Found 2460 images belonging to 3 classes.
Found 2977 images belonging to 3 classes.


We define a custom AttentionLayer class that inherits from tf.keras.layers.Layer. This layer computes attention weights using a 1x1 convolutional layer and applies them to the input feature maps. The call method of the AttentionLayer computes attention weights by passing the input through a convolutional layer and then applies these weights to the input feature maps element-wise. The build_model function defines the CNN model architecture, incorporating the AttentionLayer after certain convolutional layers.
Finally, we compile the model and print its summary.

Batch normalization helps stabilize and accelerate training by normalizing the input to each layer, while skip connections facilitate the flow of gradients during training, aiding in training deeper networks.

In [40]:
class AttentionLayer(tf.keras.layers.Layer):
    def __init__(self):
        super(AttentionLayer, self).__init__()

    def build(self, input_shape):
        self.conv = tf.keras.layers.Conv2D(1, (1, 1), activation='sigmoid')

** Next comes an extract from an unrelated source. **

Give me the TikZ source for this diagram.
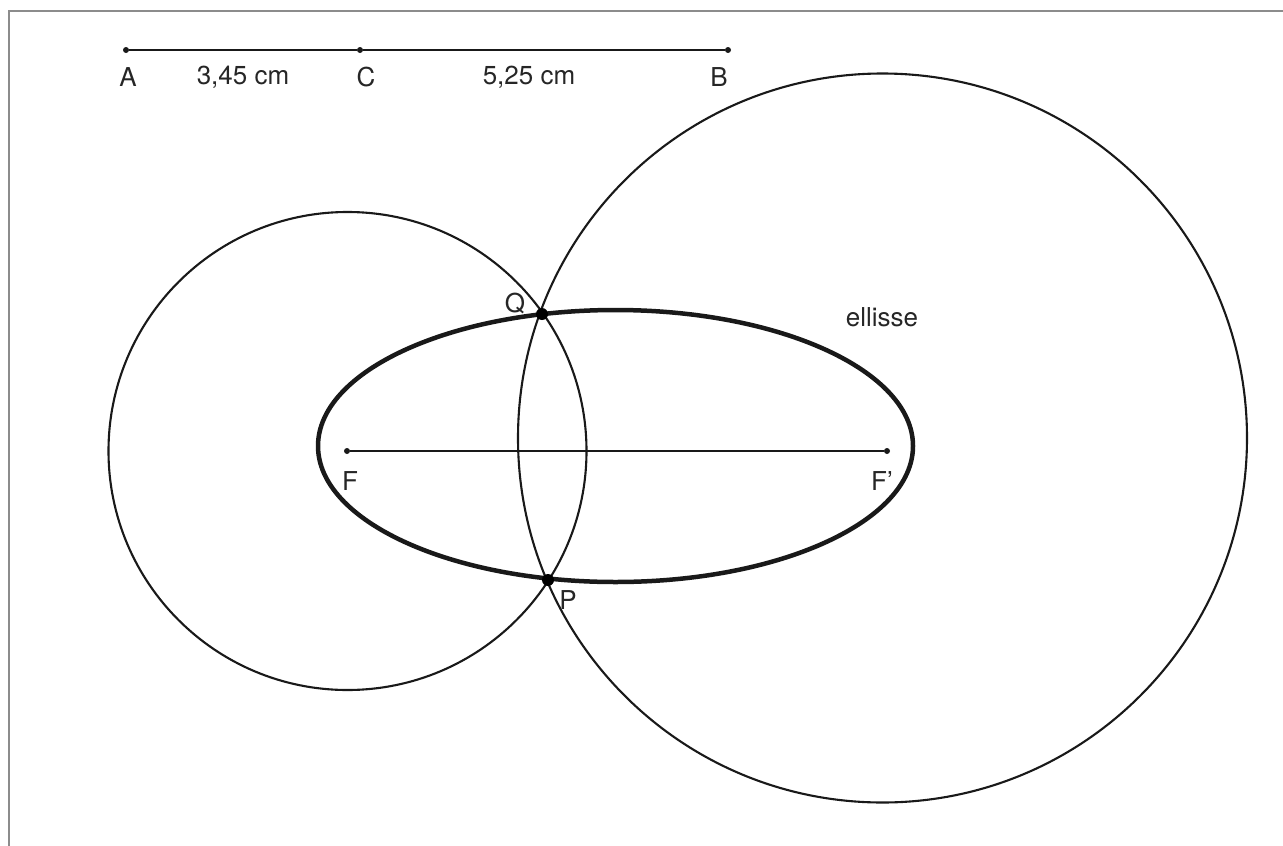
\documentclass[tikz,border=0pt]{standalone}
\usepackage{fontspec}
\setmainfont{TeX Gyre Heros}
\begin{document}
\begin{tikzpicture}[x=1pt,y=-1pt,
  thin line/.style={line width=2.1pt, black!90},
  thick line/.style={line width=4.5pt, black!90},
  frame/.style={line width=2pt, black!45},
  lbl/.style={font=\fontsize{26}{30}\selectfont, inner sep=0pt, text=black!85},
  smalldot/.style={circle, fill=black!90, inner sep=0pt, minimum size=6pt},
  bigdot/.style={circle, fill=black, inner sep=0pt, minimum size=12pt}]
\useasboundingbox (0,0) rectangle (1283,846);
% frame (top and left only)
\draw[frame] (1283,10.5) -- (9,10.5) -- (9,846);
% segment A-C-B
\node[smalldot] (A) at (126,50) {};
\node[smalldot] (C) at (360,50) {};
\node[smalldot] (B) at (728,50) {};
\draw[thin line] (A) -- (C) -- (B);
\node[lbl] (lA) at (128,77) {A};
\node[lbl] (lAC) at (243,77) {3,45 cm};
\node[lbl] (lC) at (366,77) {C};
\node[lbl] (lCB) at (529,77) {5,25 cm};
\node[lbl] (lB) at (719,77) {B};
% circles
\draw[thin line] (347.5,451) circle [radius=239];
\draw[thin line] (882.5,438) circle [radius=364.5];
% ellipse
\draw[thick line] (615.5,446) ellipse [x radius=297.5, y radius=136];
% foci segment
\node[smalldot] (F) at (347,451) {};
\node[smalldot] (F2) at (887,451) {};
\draw[thin line] (F) -- (F2);
\node[lbl] (lF) at (350,481) {F};
\node[lbl] (lF2) at (882,481) {F'};
% intersection points
\node[bigdot] (Q) at (542,314) {};
\node[bigdot] (P) at (548,580) {};
\node[lbl] (lQ) at (515,303) {Q};
\node[lbl] (lP) at (568,600) {P};
\node[lbl] (lE) at (882,317) {ellisse};
\end{tikzpicture}
\end{document}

    def call(self, inputs):
        # Compute attention weights
        attention_weights = self.conv(inputs)
        # Apply attention weights to input feature maps
        attended_inputs = inputs * attention_weights
        return attended_inputs
    
def build_model(input_shape, num_classes):
    inputs = tf.keras.Input(shape=input_shape)
    
    # Convolutional layers
    x = tf.keras.layers.Conv2D(32, (3, 3), activation='relu', padding='same')(inputs)
    x = tf.keras.layers.BatchNormalization()(x)
    x = tf.keras.layers.Conv2D(32, (3, 3), activation='relu', padding='same')(inputs)
    x = tf.keras.layers.BatchNormalization()(x)
    skip_1 = tf.keras.layers.Conv2D(32, (1, 1), padding='same')(inputs)  # Skip connection
    x = tf.keras.layers.add([x, skip_1])
    x = tf.keras.layers.MaxPooling2D((2, 2))(x)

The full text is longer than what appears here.